Others on the Community may be able to provide further input.
Jesse DringoliTechnical Support Manager, OpenFlows ProductsBentley Communities Site AdministratorBentley Systems, Inc.
Answer Verified By: Sushma Choure
Most engineers who work with water distribution do not get into the details of individual house pumps. You never know exactly which pumps are running. The best you can do is estimate the demand over time and spread it evenly among the model nodes. At any given time, that estimate will be wrong but over time, it is better than any other estimate.
Pipe sizing is usually based on a reasonable worst case peak demand. If you want to model the pumps, just put a demand on nodes such that the sum of the demands equals the flow into the system. As the system gets smaller, the peak to average flow ratio increases. You might want to look at the factors that are used by the pressure sewer pump companies like e-one to get a handle on a reasonable number of pumps to be running at once and multiply it by the flow from a pump to see if the value is reasonable.
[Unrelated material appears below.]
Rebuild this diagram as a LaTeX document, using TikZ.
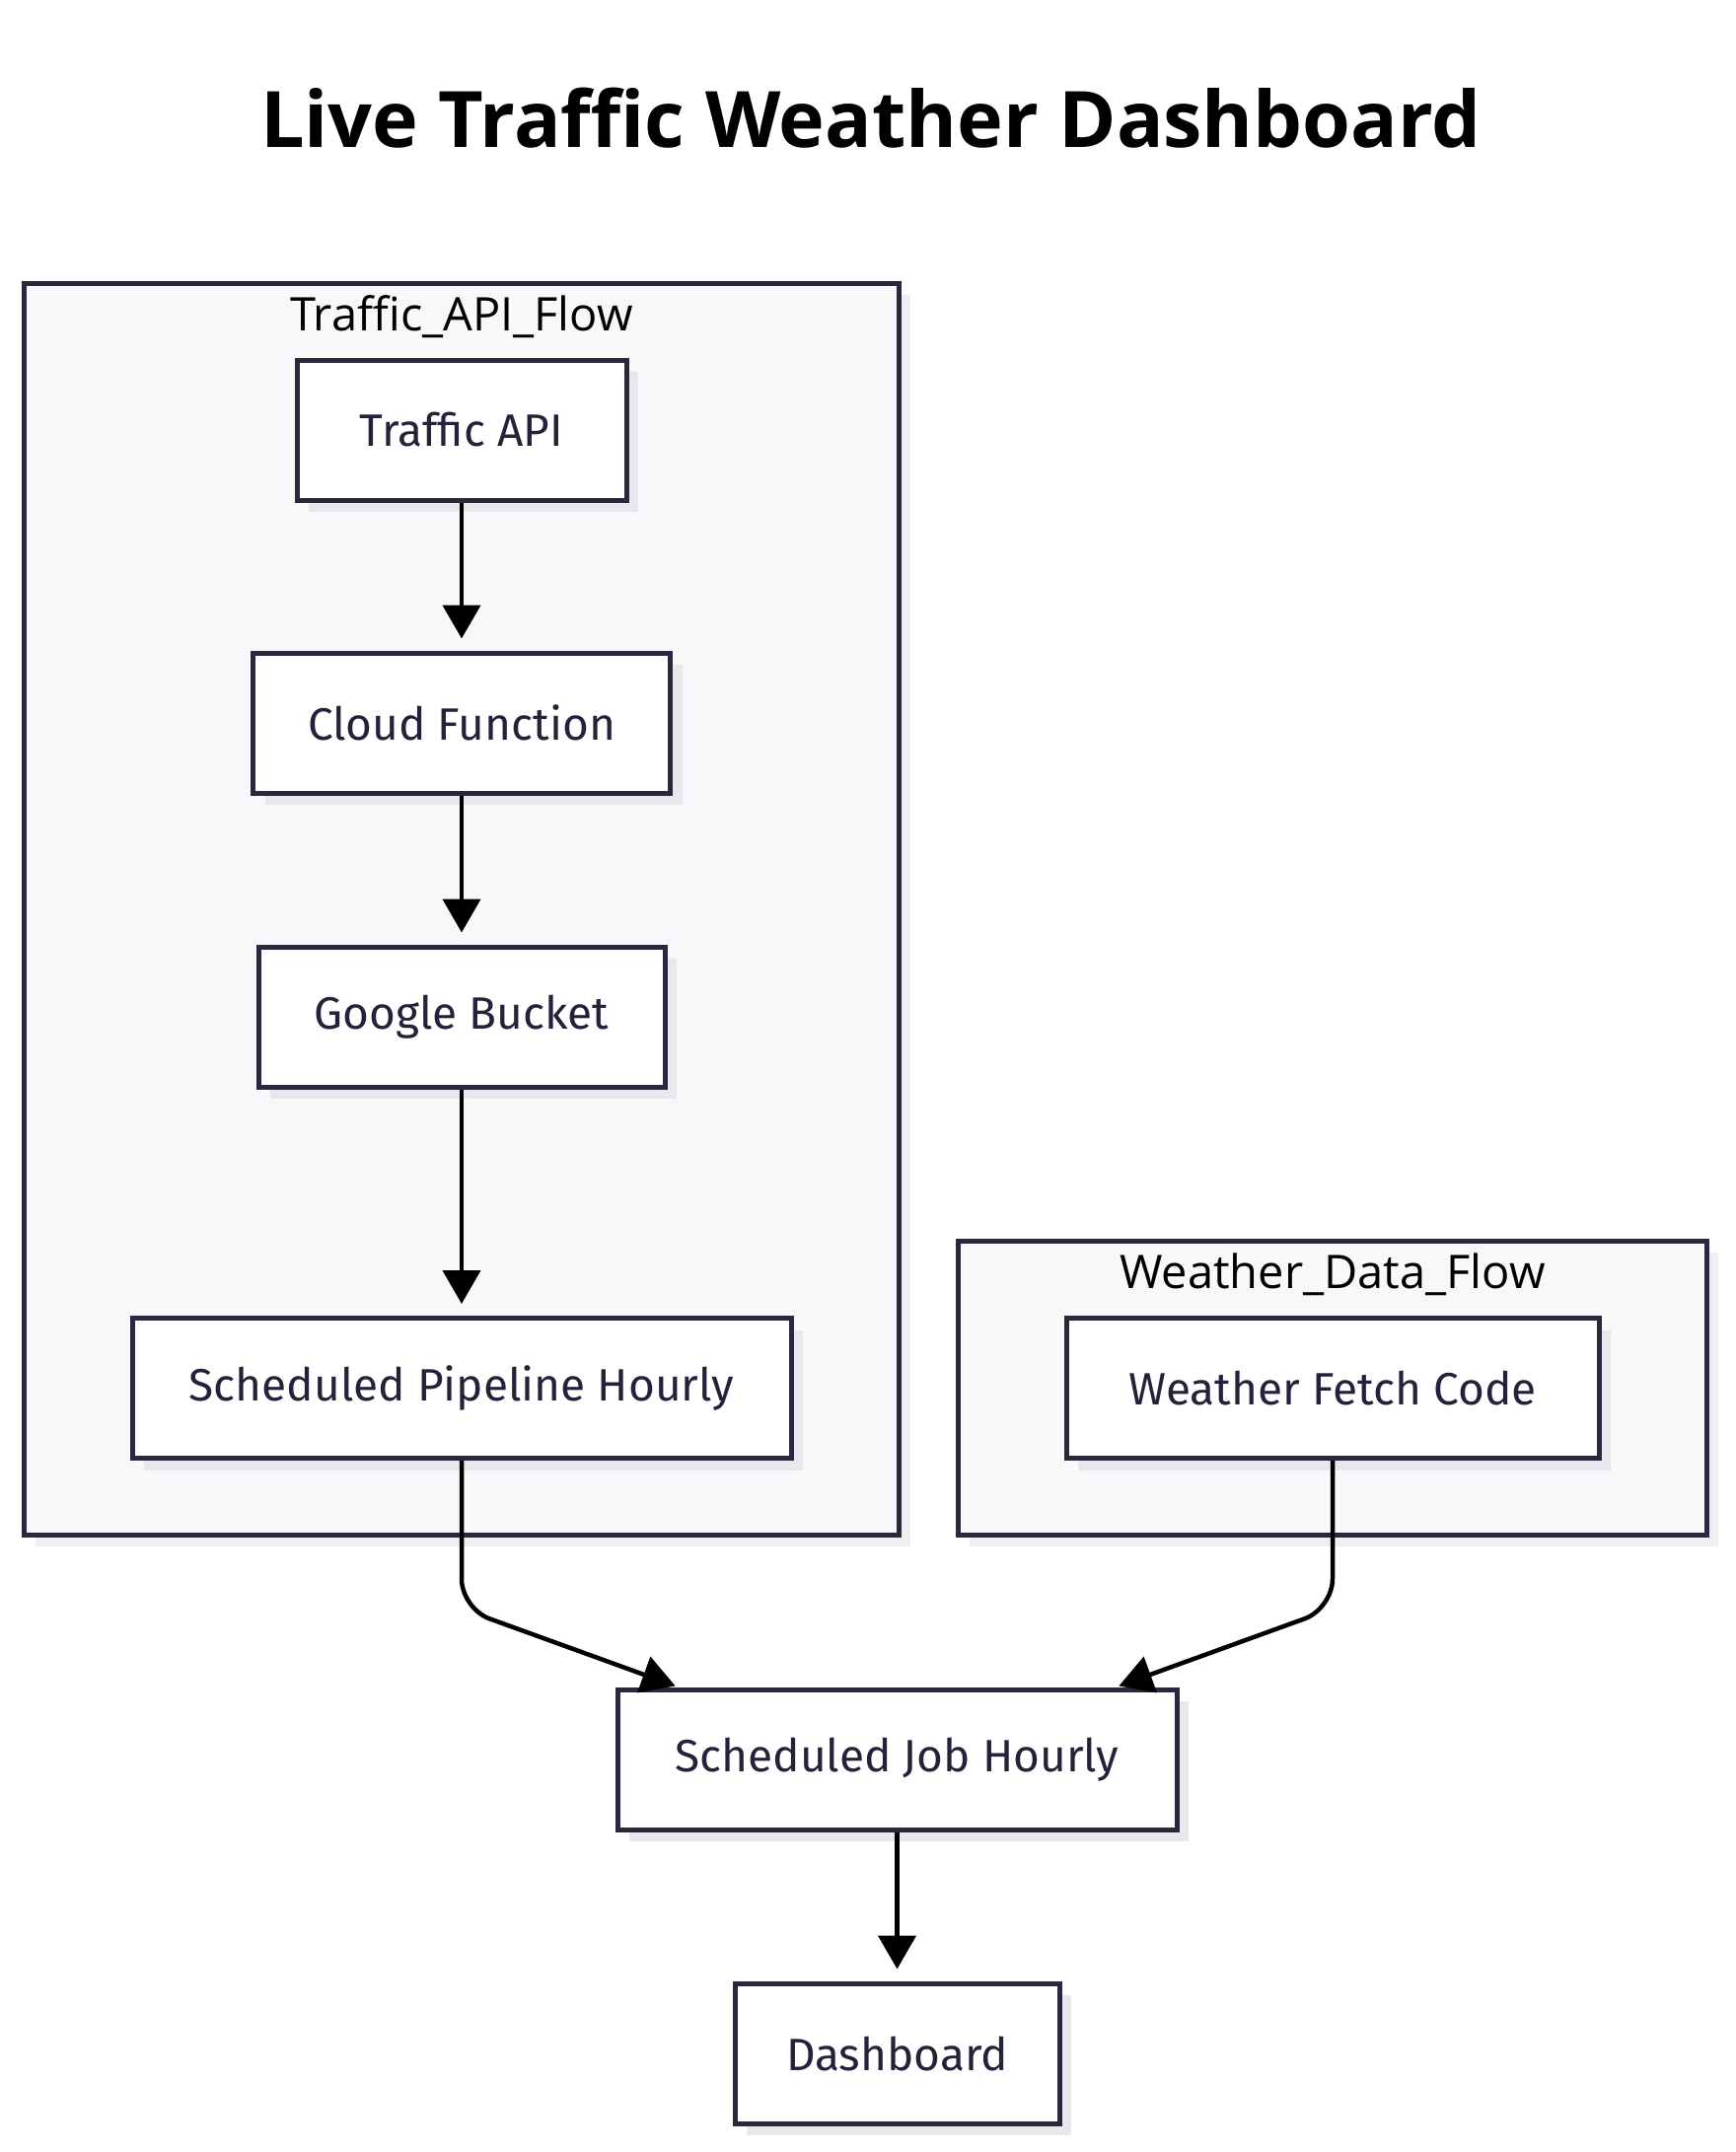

Concerning where to place these demands, the worst case is when the flowing pumps are far from the source.
There are some nice theoretical methods to assign a probability of certain flows in a system, such as the Poisson Rectangular Pulse model but you need data to calibrate that sort of model and I doubt there is sufficient data for a system such as yours. With that data you can estimate the probability that certain pumps will be running at any time. That's probably too much work for what you need to do.
Is this a system that has 24/7 water supply or are there significant times when the pipes run dry?
Do these pumps pump directly in line or does water flow into an ground level tank and then is boosted?
I'm assuming that the Hmax and Qmax values are the rated capacity of the individual house pumps. However, since I assume they are centrifugal pumps, this is no guarantee that they will actually produce that flow.
For the houses with pumps, do they pump directly into the water uses or do they pump to rooftop tanks? If they pump to rooftop tanks in system with intermittent supply, the worst case is when flow is restored after being *** off and virtually all of the pumps come on at once.
As you can see there is a lot of judgment involved in designing this sort of system.
What if the situation as you mentioned above "does water flow into an ground level tank and then is boosted?"
In other words, if the water flows in to a domestic tank under network pressure without involvement of any pump and that water is pumped to a rooftop tank subsequently.
How to model a this kind of a situation?